Reproduce, character for character, the lines below from the first through the one with "anchor=north, align=center] (uuitxt)". Leave pictures out.

## DATASET EXTRACT:
━━━━━━━━━━━━━━━━━━━━

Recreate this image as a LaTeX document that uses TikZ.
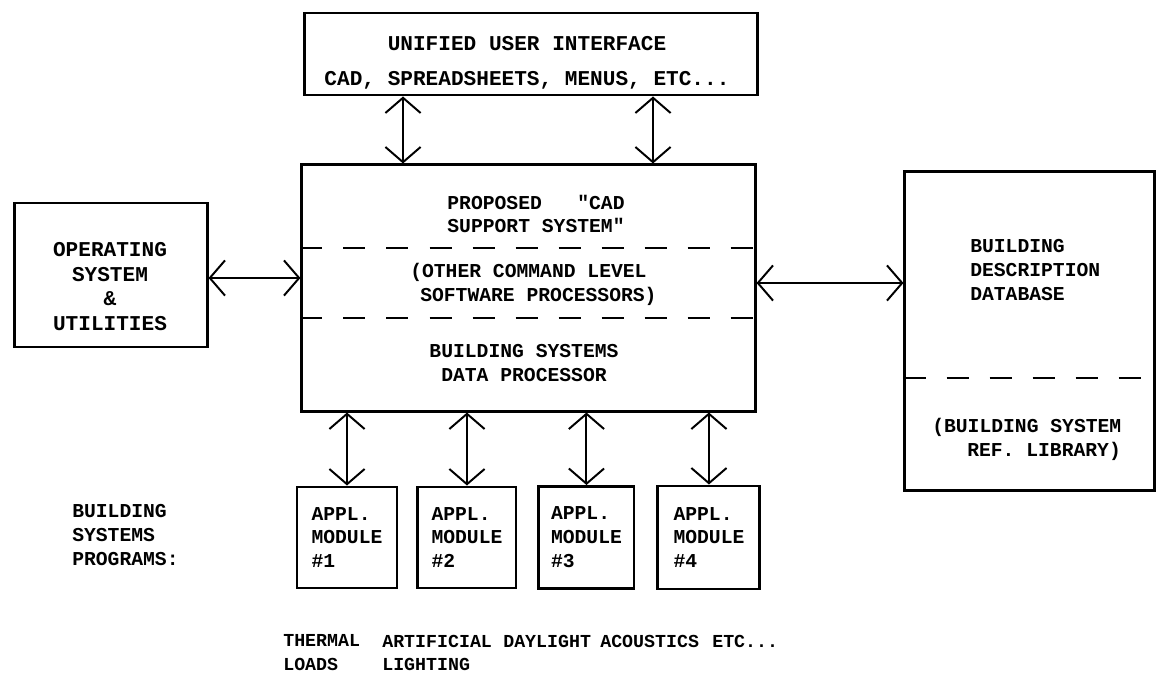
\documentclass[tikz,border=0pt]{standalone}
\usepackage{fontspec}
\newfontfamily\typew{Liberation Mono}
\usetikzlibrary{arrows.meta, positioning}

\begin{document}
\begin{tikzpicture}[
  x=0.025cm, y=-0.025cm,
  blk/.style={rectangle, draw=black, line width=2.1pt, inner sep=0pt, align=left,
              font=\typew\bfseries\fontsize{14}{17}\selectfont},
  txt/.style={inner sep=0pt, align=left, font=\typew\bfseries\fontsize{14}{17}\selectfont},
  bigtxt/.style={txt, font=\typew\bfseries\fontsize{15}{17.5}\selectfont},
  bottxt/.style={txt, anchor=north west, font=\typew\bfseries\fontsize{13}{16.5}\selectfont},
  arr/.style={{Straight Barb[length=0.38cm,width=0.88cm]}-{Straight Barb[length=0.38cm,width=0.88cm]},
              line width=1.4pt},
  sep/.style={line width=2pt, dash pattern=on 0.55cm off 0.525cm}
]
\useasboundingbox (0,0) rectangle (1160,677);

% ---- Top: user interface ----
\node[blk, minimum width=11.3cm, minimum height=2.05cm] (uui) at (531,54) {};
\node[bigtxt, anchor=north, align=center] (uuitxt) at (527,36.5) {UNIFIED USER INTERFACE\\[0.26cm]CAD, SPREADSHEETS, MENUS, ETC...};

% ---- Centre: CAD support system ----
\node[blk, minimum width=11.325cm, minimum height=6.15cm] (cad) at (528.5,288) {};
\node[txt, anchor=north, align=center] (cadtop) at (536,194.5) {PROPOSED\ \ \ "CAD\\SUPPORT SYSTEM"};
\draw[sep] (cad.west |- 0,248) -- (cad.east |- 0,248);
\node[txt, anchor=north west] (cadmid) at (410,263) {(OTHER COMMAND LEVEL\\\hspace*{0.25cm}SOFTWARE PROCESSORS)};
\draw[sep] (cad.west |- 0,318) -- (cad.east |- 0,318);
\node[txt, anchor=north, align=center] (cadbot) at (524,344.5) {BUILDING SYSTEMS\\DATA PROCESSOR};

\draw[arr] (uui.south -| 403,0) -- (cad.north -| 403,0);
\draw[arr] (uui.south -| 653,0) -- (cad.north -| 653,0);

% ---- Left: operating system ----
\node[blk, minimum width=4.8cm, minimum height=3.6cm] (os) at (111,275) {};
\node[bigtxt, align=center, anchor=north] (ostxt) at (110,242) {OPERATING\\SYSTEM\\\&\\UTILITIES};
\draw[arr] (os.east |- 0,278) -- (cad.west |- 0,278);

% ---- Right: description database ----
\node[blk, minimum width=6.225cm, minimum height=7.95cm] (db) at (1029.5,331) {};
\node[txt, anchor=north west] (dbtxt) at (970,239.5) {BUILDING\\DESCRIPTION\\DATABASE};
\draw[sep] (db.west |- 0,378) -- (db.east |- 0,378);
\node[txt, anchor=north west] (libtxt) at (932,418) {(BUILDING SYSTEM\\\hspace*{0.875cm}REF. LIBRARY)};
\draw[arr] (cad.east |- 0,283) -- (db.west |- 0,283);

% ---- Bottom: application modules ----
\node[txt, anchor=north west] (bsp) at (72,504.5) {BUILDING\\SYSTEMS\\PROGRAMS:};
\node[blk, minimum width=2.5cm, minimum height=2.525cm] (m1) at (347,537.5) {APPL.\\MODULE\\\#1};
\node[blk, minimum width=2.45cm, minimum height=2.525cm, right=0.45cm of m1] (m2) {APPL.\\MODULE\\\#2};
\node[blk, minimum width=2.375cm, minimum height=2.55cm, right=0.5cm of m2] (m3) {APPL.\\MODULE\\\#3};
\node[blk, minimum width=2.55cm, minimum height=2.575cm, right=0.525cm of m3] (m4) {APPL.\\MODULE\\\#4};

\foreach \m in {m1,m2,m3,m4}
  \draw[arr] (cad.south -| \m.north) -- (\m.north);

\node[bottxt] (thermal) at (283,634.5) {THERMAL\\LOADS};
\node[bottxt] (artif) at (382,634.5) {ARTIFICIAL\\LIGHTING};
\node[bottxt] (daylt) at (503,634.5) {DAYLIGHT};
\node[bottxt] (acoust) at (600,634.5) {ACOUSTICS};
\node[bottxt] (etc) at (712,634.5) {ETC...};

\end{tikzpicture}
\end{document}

━━━━━━━━━━━━━━━━━━━━

## FULL OUTPUT:
Recreate this image as a LaTeX document that uses TikZ.
\documentclass[tikz,border=0pt]{standalone}
\usepackage{fontspec}
\newfontfamily\typew{Liberation Mono}
\usetikzlibrary{arrows.meta, positioning}

\begin{document}
\begin{tikzpicture}[
  x=0.025cm, y=-0.025cm,
  blk/.style={rectangle, draw=black, line width=2.1pt, inner sep=0pt, align=left,
              font=\typew\bfseries\fontsize{14}{17}\selectfont},
  txt/.style={inner sep=0pt, align=left, font=\typew\bfseries\fontsize{14}{17}\selectfont},
  bigtxt/.style={txt, font=\typew\bfseries\fontsize{15}{17.5}\selectfont},
  bottxt/.style={txt, anchor=north west, font=\typew\bfseries\fontsize{13}{16.5}\selectfont},
  arr/.style={{Straight Barb[length=0.38cm,width=0.88cm]}-{Straight Barb[length=0.38cm,width=0.88cm]},
              line width=1.4pt},
  sep/.style={line width=2pt, dash pattern=on 0.55cm off 0.525cm}
]
\useasboundingbox (0,0) rectangle (1160,677);

% ---- Top: user interface ----
\node[blk, minimum width=11.3cm, minimum height=2.05cm] (uui) at (531,54) {};
\node[bigtxt, anchor=north, align=center] (uuitxt) at (527,36.5) {UNIFIED USER INTERFACE\\[0.26cm]CAD, SPREADSHEETS, MENUS, ETC...};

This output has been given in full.